Adesso la Fiorentina ha bisogno di lui. Lo ha riaccolto in estate dopo le Olimpiadi – «per un calciatore sono molto diverse da quelle degli altri atleti. Purtroppo non abiti nel villaggio olimpico e anche le partite sono sparse, noi ad esempio eravamo sempre fuori da Parigi. Non abbiamo fatto neanche la cerimonia di apertura: per i calciatori, è quasi come partecipare a un torneo classico» – e ha conosciuto nuovi compagni fondamentali: De Gea e Gosens. «David è una persona veramente top e non me lo aspettavo. È semplice, scherza con tutti, se qualcuno ha un problema arriva da te per parlare. È un leader silenzioso. Mi capita spesso di confrontarmi con lui, tratta tutti allo stesso modo, dal più esperto fino ai suoi compagni di reparto del 2006. Un grande uomo da cui imparare. Un fuoriclasse: ma chi è che appena arrivato para subito due rigori nella stessa partita?! E poi vedeste come si allena: ti viene da pensare che se lo fa lui, che è un campione, perché non dovresti farlo tu? Se vuoi arrivare a quel livello, quella è la strada». Anche l’arrivo di Robin Gosens gli ha dato qualcosa: «Non mi è capitato spesso in carriera di trovare compagni come lui. È bello avere una persona nel gruppo che ti dà sempre il suo punto di vista e dice le cose in faccia. Ti dice sempre la verità, non vuole dirti per forza una bella parola, ma è diretto e ha portato una mentalità vincente, uno step in più, pensa alla vittoria e ti contagia. Ti fa venire voglia di vincere. Ci parla molto prima delle partite.

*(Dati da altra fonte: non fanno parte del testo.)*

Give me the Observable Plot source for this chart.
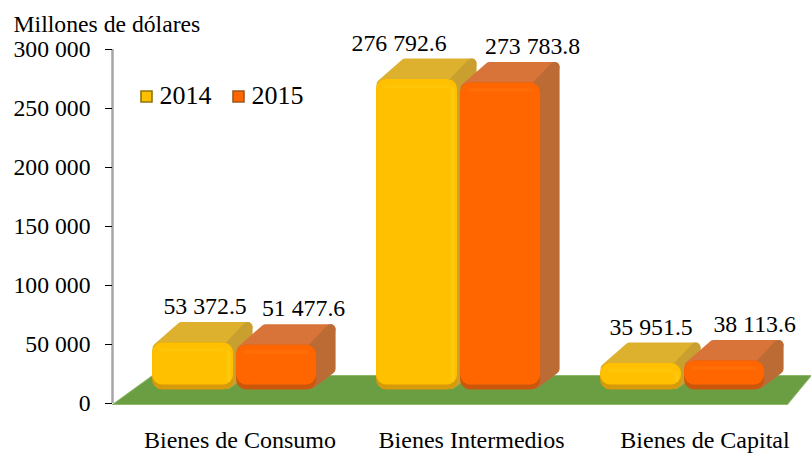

Sa che quando dobbiamo soffrire, dobbiamo farlo tutti insieme. E la stessa cosa quando invece dobbiamo attaccare».
È rimasto sorpreso anche da Pietro Comuzzo, difensore classe ’05 esploso in questa stagione: «Mi ero accorto che fosse forte perché vedo come si allena, ma non credevo che sarebbe arrivato a questo livello in così poco tempo. Ha fatto veramente il botto: si allena come un ragazzo di 30 anni, ma ne ha 19, e ha la mentalità giusta per crescere, è uno che ascolta e cerca di imparare tutti il tempo. È veramente forte».

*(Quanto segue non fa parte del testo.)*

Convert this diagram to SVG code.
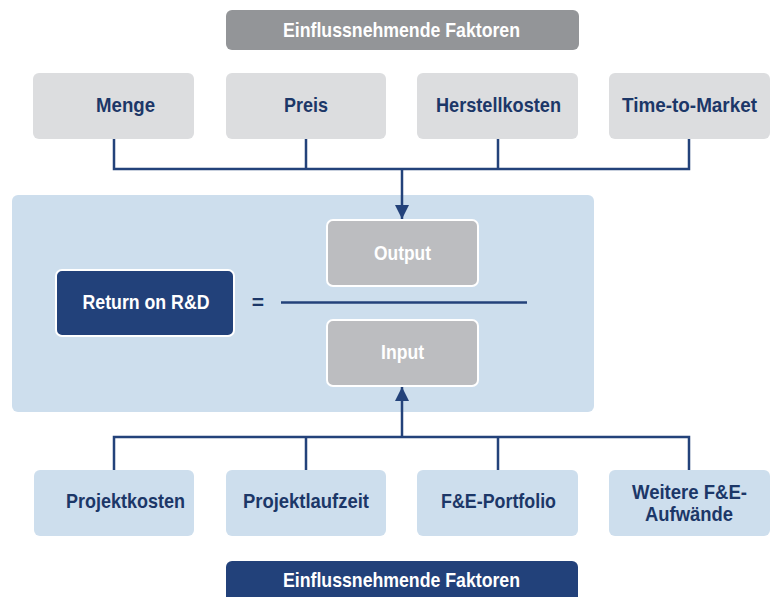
<svg xmlns="http://www.w3.org/2000/svg" width="774" height="597" viewBox="0 0 774 597">
<defs>
<style>
.t{font-family:"Liberation Sans",Arial,sans-serif;font-weight:bold;font-size:21px;text-anchor:middle}
.nv{fill:#1c3768}
.wh{fill:#ffffff}
.gray{fill:#dcdddf}
.lb{fill:#cddeed}
.c{fill:none;stroke:#23427a;stroke-width:2.5}
</style>
<marker id="ah" markerUnits="userSpaceOnUse" markerWidth="14" markerHeight="16" refX="14" refY="7" orient="auto">
<path d="M0,0 L14,7 L0,14 Z" fill="#23427a"/>
</marker>
</defs>
<rect width="774" height="597" fill="#ffffff"/>
<g id="title-top">
<rect x="226" y="10" width="353" height="40" rx="6" fill="#939598"/>
<text class="t wh" x="401.5" y="37" textLength="237" lengthAdjust="spacingAndGlyphs">Einflussnehmende Faktoren</text>
</g>
<g id="panel">
<rect x="12" y="195" width="582" height="217" rx="6" fill="#cddeed"/>
</g>
<g id="menge"><rect class="gray" x="33" y="73" width="161" height="66" rx="6"/><text class="t nv" x="125.5" y="112" textLength="59" lengthAdjust="spacingAndGlyphs">Menge</text></g>
<g id="preis"><rect class="gray" x="226" y="73" width="160" height="66" rx="6"/><text class="t nv" x="306" y="112" textLength="44" lengthAdjust="spacingAndGlyphs">Preis</text></g>
<g id="herstellkosten"><rect class="gray" x="417" y="73" width="161" height="66" rx="6"/><text class="t nv" x="498.5" y="112" textLength="125" lengthAdjust="spacingAndGlyphs">Herstellkosten</text></g>
<g id="time-to-market"><rect class="gray" x="609" y="73" width="161" height="66" rx="6"/><text class="t nv" x="689.5" y="112" textLength="135" lengthAdjust="spacingAndGlyphs">Time-to-Market</text></g>
<g id="return"><rect x="56" y="270" width="178" height="66" rx="6" fill="#22417a" stroke="#ffffff" stroke-width="2"/><text class="t wh" x="146" y="309" textLength="127" lengthAdjust="spacingAndGlyphs">Return on R&amp;D</text></g>
<g id="equals"><text class="t nv" x="258" y="309" font-size="15">=</text></g>
<g id="fraction"><line x1="281" y1="302.5" x2="527" y2="302.5" stroke="#23427a" stroke-width="2.5"/></g>
<g id="output"><rect x="327" y="220" width="151" height="66" rx="6" fill="#bcbdc0" stroke="#ffffff" stroke-width="2"/><text class="t wh" x="402.5" y="260" textLength="57" lengthAdjust="spacingAndGlyphs">Output</text></g>
<g id="input"><rect x="327" y="320" width="151" height="66" rx="6" fill="#bcbdc0" stroke="#ffffff" stroke-width="2"/><text class="t wh" x="402.5" y="359" textLength="43" lengthAdjust="spacingAndGlyphs">Input</text></g>
<g id="projektkosten"><rect class="lb" x="34" y="470" width="160" height="66" rx="6"/><text class="t nv" x="125.5" y="508" textLength="119" lengthAdjust="spacingAndGlyphs">Projektkosten</text></g>
<g id="projektlaufzeit"><rect class="lb" x="226" y="470" width="160" height="66" rx="6"/><text class="t nv" x="306" y="508" textLength="126" lengthAdjust="spacingAndGlyphs">Projektlaufzeit</text></g>
<g id="portfolio"><rect class="lb" x="417" y="470" width="161" height="66" rx="6"/><text class="t nv" x="498.5" y="508" textLength="115" lengthAdjust="spacingAndGlyphs">F&amp;E-Portfolio</text></g>
<g id="weitere"><rect class="lb" x="609" y="470" width="161" height="66" rx="6"/><text class="t nv" x="689.5" y="499" textLength="115" lengthAdjust="spacingAndGlyphs">Weitere F&amp;E-</text><text class="t nv" x="689" y="521" textLength="88" lengthAdjust="spacingAndGlyphs">Aufwände</text></g>
<g id="title-bottom">
<rect x="226" y="561" width="352" height="50" rx="6" fill="#22417a"/>
<text class="t wh" x="401.5" y="587" textLength="237" lengthAdjust="spacingAndGlyphs">Einflussnehmende Faktoren</text>
</g>
<g id="connectors">
<path class="c" d="M114,139 V169 H689 V139 M306,139 V169 M498,139 V169"/>
<path class="c" d="M402,169 V219" marker-end="url(#ah)"/>
<path class="c" d="M114,470 V437 H689 V470 M306,470 V437 M498,470 V437"/>
<path class="c" d="M402,437 V387" marker-end="url(#ah)"/>
</g>
</svg>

La chiusura per Edoardo Bove, che Beltrán ha seguito durante l’ultima serata di Sanremo, citando il suo discorso: «È un argomento di cui non mi piace parlare per un motivo: credo che a lui non piaccia tanto ricordare quella sera e il periodo che sta passando. So solo che mi dispiace perché è una bella persona, ha solo un anno in meno di me e a volte mi chiedo se sarebbe potuto succedere a me. Abbiamo vissuto un momento di paura, l’importante è che ora lui stia bene e sia qui con noi, come ha detto a Sanremo si sente incompleto e lo percepiamo. Gli stiamo vicino, lo facciamo sorridere, e poi lui saprà trovare ciò che gli manca. Quando lo vediamo entrare in spogliatoio, lo abbracciamo».
Lucas Beltrán si vive questi mesi da protagonista, con l’obiettivo di trovare ancor più continuità e ritrovare la Nazionale.